足場は安全性を確保するために日常点検が義務付けられています。
日常点検は十分な知識と経験を有する者が行うことになっていますが、その「十分な知識と経験を有する者」であることを証明するために「施工管理者等のための足場点検実務者研修」があります。
ここでは、足場点検実務者研修の概要について解説します。
足場点検者に必要な資格
足場の日常点検を行うのは以下の資格を保有している人です。
また、日常点検を行うのはその足場作業に携わっていない第三者である必要があります。
・「足場の組立等作業主任者能力向上教育」修了者
・「労働安全衛生コンサルタント(土木・建築)」有資格者
・「計画作成参画者」有資格者
・「仮設安全監理者」有資格者
・「施工管理者等のための足場点検実務者研修」修了者
施工管理者等のための足場点検実務者研修
足場作業を実施するときは、毎日作業開始前に墜落防止設備の脱落の有無などを日常点検することが義務付けられています。
また、悪天候後や地震、足場の組立て・一部変更後には注文者にも点検が求められています。

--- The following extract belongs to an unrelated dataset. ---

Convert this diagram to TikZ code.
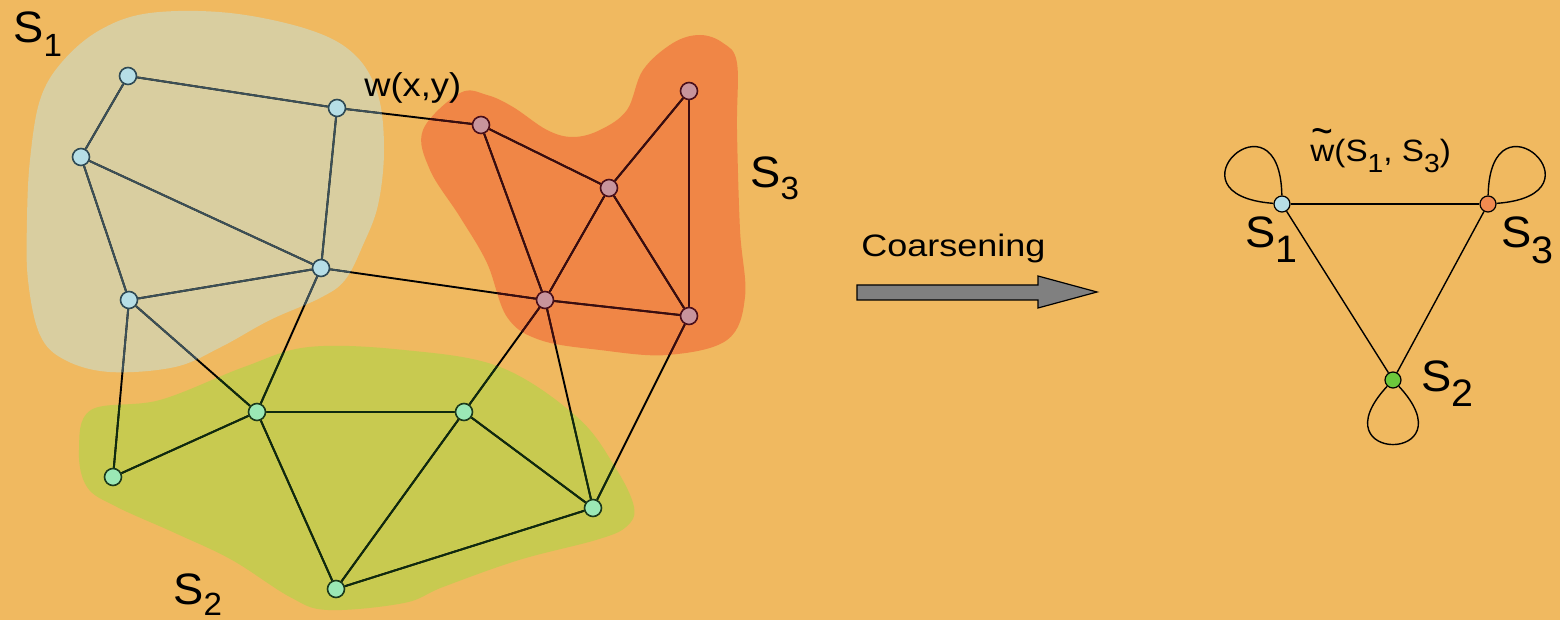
\documentclass[tikz,border=0pt]{standalone}
\usepackage{fontspec}
\setmainfont{Liberation Sans}
\usepackage{graphicx}
\pgfdeclarelayer{bg}
\pgfdeclarelayer{blobs}
\pgfdeclarelayer{edges}
\pgfsetlayers{bg,blobs,edges,main}
\definecolor{bgcol}{RGB}{240,185,96}
\definecolor{blobA}{RGB}{217,206,160}
\definecolor{blobB}{RGB}{200,202,80}
\definecolor{blobC}{RGB}{240,134,70}
\definecolor{edgeA}{RGB}{60,80,88}
\definecolor{edgeB}{RGB}{15,42,15}
\definecolor{edgeC}{RGB}{58,12,16}
\definecolor{nAfill}{RGB}{182,222,230}
\definecolor{nAline}{RGB}{47,74,85}
\definecolor{nBfill}{RGB}{155,232,181}
\definecolor{nBline}{RGB}{28,58,28}
\definecolor{nCfill}{RGB}{200,148,156}
\definecolor{nCline}{RGB}{74,15,26}
\definecolor{sCfill}{RGB}{240,138,80}
\definecolor{sBfill}{RGB}{108,200,60}
\definecolor{arrowgray}{RGB}{128,128,128}
\newcommand\sbx[3]{S\raisebox{-#1em}{\scalebox{#2}{#3}}}
\newcommand\wtilde{\makebox[0pt][l]{\hspace{0.04em}\raisebox{0.52em}{\scalebox{1.12}[1.4]{\char126}}}w}
\def\blobApath{plot[smooth cycle, tension=0.6] coordinates {(150,13) (230,13) (310,30) (355,55) (378,95) (384,150) (378,205) (363,245) (345,280) (320,298) (270,320) (221,347) (175,367) (110,372) (65,360) (40,335) (28,280) (27,220) (30,160) (40,100) (62,62) (100,30)}}
\def\blobBpath{plot[smooth cycle, tension=0.6] coordinates {(91,410) (160,400) (244,367) (309,347) (404,350) (500,367) (577,417) (615,467) (634,507) (626,527) (596,540) (519,560) (443,587) (404,603) (328,610) (290,597) (232,560) (175,533) (117,507) (87,487) (79,450)}}
\def\blobCpath{plot[smooth cycle, tension=0.6] coordinates {(460,93) (423,130) (430,170) (460,217) (487,263) (507,317) (540,340) (600,350) (667,355) (727,340) (745,297) (740,230) (737,130) (737,63) (723,43) (700,35) (673,43) (643,70) (627,110) (600,130) (573,137) (547,130) (513,107) (487,95)}}
\newcommand\graphedges{%
  \draw[edgeline] (a1)--(a2) (a1)--(a3) (a2)--(a4) (a3)--(a4) (a3)--(a5) (a4)--(a5)
    (a2)--(c1) (a4)--(c4) (a5)--(b1) (a5)--(b2) (a4)--(b2)
    (c1)--(c3) (c1)--(c4) (c2)--(c3) (c2)--(c5) (c3)--(c4) (c3)--(c5) (c4)--(c5)
    (c4)--(b3) (c4)--(b4) (c5)--(b4)
    (b1)--(b2) (b2)--(b3) (b2)--(b5) (b3)--(b5) (b3)--(b4) (b4)--(b5);}
\begin{document}
\begin{tikzpicture}[x=0.5pt,y=-0.5pt,
  nodeA/.style={circle, draw=nAline, fill=nAfill, line width=0.8pt, minimum size=8.5pt, inner sep=0pt},
  nodeB/.style={circle, draw=nBline, fill=nBfill, line width=0.8pt, minimum size=8.5pt, inner sep=0pt},
  nodeC/.style={circle, draw=nCline, fill=nCfill, line width=0.8pt, minimum size=8.5pt, inner sep=0pt},
  snode/.style={circle, draw=black, line width=0.6pt, minimum size=8pt, inner sep=0pt},
  edgeline/.style={line width=0.95pt},
  thin edge/.style={line width=0.7pt, draw=black},
  biglabel/.style={anchor=base west, inner sep=0pt, font=\fontsize{22}{25}\selectfont},
  rlabel/.style={anchor=base west, inner sep=0pt, font=\fontsize{22}{25}\selectfont},
]
\begin{pgfonlayer}{bg}
  \fill[bgcol] (0,0) rectangle (1560,620);
\end{pgfonlayer}
\useasboundingbox (0,0) rectangle (1560,620);
\begin{pgfonlayer}{blobs}
  \fill[blobA] \blobApath;
  \fill[blobB] \blobBpath;
  \fill[blobC] \blobCpath;
\end{pgfonlayer}
% nodes
\node[nodeA] (a1) at (128,76) {};
\node[nodeA] (a2) at (337,108) {};
\node[nodeA] (a3) at (81,157) {};
\node[nodeA] (a4) at (321,268) {};
\node[nodeA] (a5) at (129,300) {};
\node[nodeC] (c1) at (481,125) {};
\node[nodeC] (c2) at (689,91) {};
\node[nodeC] (c3) at (609,188) {};
\node[nodeC] (c4) at (545,300) {};
\node[nodeC] (c5) at (689,316) {};
\node[nodeB] (b1) at (113,477) {};
\node[nodeB] (b2) at (257,412) {};
\node[nodeB] (b3) at (464,412) {};
\node[nodeB] (b4) at (593,508) {};
\node[nodeB] (b5) at (336,589) {};
\begin{pgfonlayer}{edges}
  \begin{scope}[color=black]\graphedges\end{scope}
  \begin{scope}\clip \blobApath; \begin{scope}[color=edgeA]\graphedges\end{scope}\end{scope}
  \begin{scope}\clip \blobBpath; \begin{scope}[color=edgeB]\graphedges\end{scope}\end{scope}
  \begin{scope}\clip \blobCpath; \begin{scope}[color=edgeC]\graphedges\end{scope}\end{scope}
\end{pgfonlayer}
% labels left
\node[biglabel] (l1) at (13,43) {\scalebox{1.03}[1]{\sbx{0.3}{0.73}{1}}};
\node[biglabel] (l3) at (750,188) {\scalebox{1.03}[1]{\sbx{0.27}{0.73}{3}}};
\node[biglabel] (l2) at (173,604) {\scalebox{1.03}[1]{\sbx{0.27}{0.73}{2}}};
\node[anchor=base west, inner sep=0pt, font=\fontsize{16.5}{19}\selectfont] (wxy) at (364,97) {\scalebox{1.1}[1]{w(x,y)}};
% arrow
\node[anchor=base west, inner sep=0pt, font=\fontsize{15.5}{18}\selectfont] (coarse) at (861,257) {\scalebox{1.16}[1]{Coarsening}};
\draw[fill=arrowgray, draw=black, line width=0.6pt] (857,285) -- (1038,285) -- (1038,276) -- (1097,292) -- (1038,308) -- (1038,300) -- (857,300) -- cycle;
% right graph
\node[snode, fill=nAfill] (s1) at (1282,204) {};
\node[snode, fill=sCfill] (s3) at (1488,204) {};
\node[snode, fill=sBfill] (s2) at (1393,380) {};
\begin{pgfonlayer}{edges}
  \draw[thin edge] (s1) -- (s3);
  \draw[thin edge] (s1) -- (s2);
  \draw[thin edge] (s3) -- (s2);
  \draw[thin edge] (s1) .. controls (1280,85) and (1160,195) .. (s1);
  \draw[thin edge] (s3) .. controls (1490,85) and (1610,195) .. (s3);
  \draw[thin edge] (s2) .. controls (1315,464) and (1471,464) .. (s2);
\end{pgfonlayer}
\node[anchor=base west, inner sep=0pt, font=\fontsize{15.4}{18}\selectfont] (wt) at (1310,162) {\scalebox{1.08}[1]{\wtilde(\sbx{0.35}{0.85}{1}, \sbx{0.35}{0.85}{3})}};
\node[rlabel] (r1) at (1245,248) {\scalebox{1.03}[1]{\sbx{0.34}{0.87}{1}}};
\node[rlabel] (r3) at (1501,248) {\scalebox{1.03}[1]{\sbx{0.36}{0.87}{3}}};
\node[rlabel] (r2) at (1421,392) {\scalebox{1.03}[1]{\sbx{0.34}{0.87}{2}}};
\end{tikzpicture}
\end{document}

これらの日常点検を実施するために設けられたのが足場点検実務者研修です。
受講対象者
受講の対象者は満18歳以上で以下の項目に該当する方です。
・建設工事の施工管理の実務に従事した経験がある者
・店社の安全衛生部門で足場設置計画書の審査や現場の安全パトロール等の業務担当者
・事業者の代理人として足場で作業を行う職長等
講習内容
講習は計4時間で、2科目を受講します。
1.基本の知識(災害事例と関係法令)…1時間
・足場からの墜落関連災害事例とその防止対策
・労働安全衛生法令のうち、足場の組立て等に関する条文
・手すり先行工法ガイドラインの概要
2.各種足場の知識(足場の組立て等の安全施工と保守管理)…3時間
・足場、部材等の種類と特徴
・組立て・変更時の点検のポイントと記録等
・組立て・変更後等の保守管理
2023年より足場点検者の指名が義務化へ
足場の日常点検者の資格となる「足場点検実務者研修」について解説しました。
建設業界では、高所からの墜落や転落災害による死亡事故の発生率が高く、その対策が急がれています。
そこで、労働安全衛生規則が改正され、2023年10月より足場の点検を行う際の点検者を指名することが義務付けられています。
また、足場組立て後の足場の点検表に点検者の氏名を記載することも義務付けられています。
建設事業者はルール変更の社内通知や、足場点検者の指名、点検表の見直しといった対応が必要になります。